まずゴールを見せた上でアシストもできる方が、プレイヤーとしての幅が広がると思います。だからFWで起用されている今の内に、どんどん意欲的にゴールを狙い、得点を決めておいた方が、アシストを伸ばすことに関しても相乗効果がある、と言えるでしょう。

――現状の久保建英の弱点は、どのような部分でしょうか? そこを含め、今季どのようなシーズンを送っていくと思いますか?

弱点で考えると、守備時の強度、ハードワークを連続して行う部分は、これまでメディアで指摘されることはありました。けれども、私にはそうは見えませんでした。これまでの3年間は、チームとして低い位置に下がりすぎて守備をしていたので、彼だけの問題ではなく、チームの守備の構造的な問題である、と考えていました。

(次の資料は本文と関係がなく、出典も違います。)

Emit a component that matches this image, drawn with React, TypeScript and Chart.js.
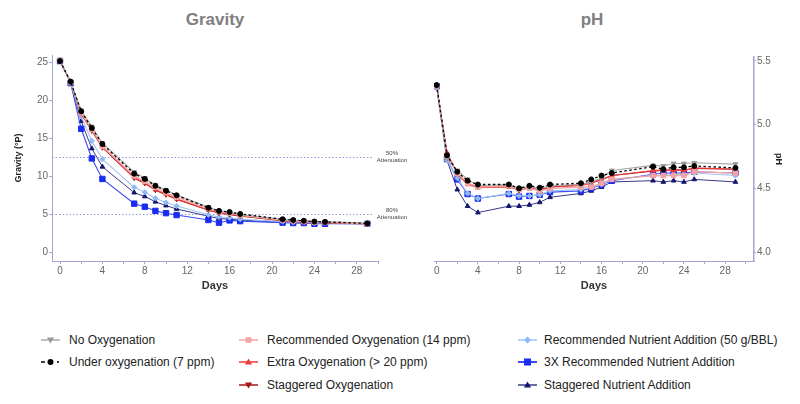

以前私がスペインで乾貴士を取材した時に、「日本人選手には日本人独特の感性の高さがあり、監督が1言えば10汲み取れる」というような話を、当時の監督から聞いたことがあります。乾はスペイン語をほとんど話せなかったのですが、パッと指示して練習させたら、監督が想像した以上のプレーをスペイン人選手よりもできてしまうので、そういう部分でも評価が高かったんです。
久保にも乾と同じような感受性の高さがあり、守備の立ち位置やプレッシングの掛け方なども深く理解できているので、本当に賢いプレーヤーだと思います。

なおかつ、現在ラ・リーガでプレーしている外国人選手の中でも、久保はトップレベルでネイティブなスペイン語を話します。コミュニケーションや戦術理解でも問題がないのは、強みの一つだと思いますね。

これまでは、彼の課題をなるべく課題として見られないように、誤魔化しながらプレーする、少し無理難題があるような3年でした。ですが今シーズンは、伸び伸びと自分の武器で勝負できる初めてのシーズン、完全に大化けしてくれるシーズンになるのではないか、と期待しています。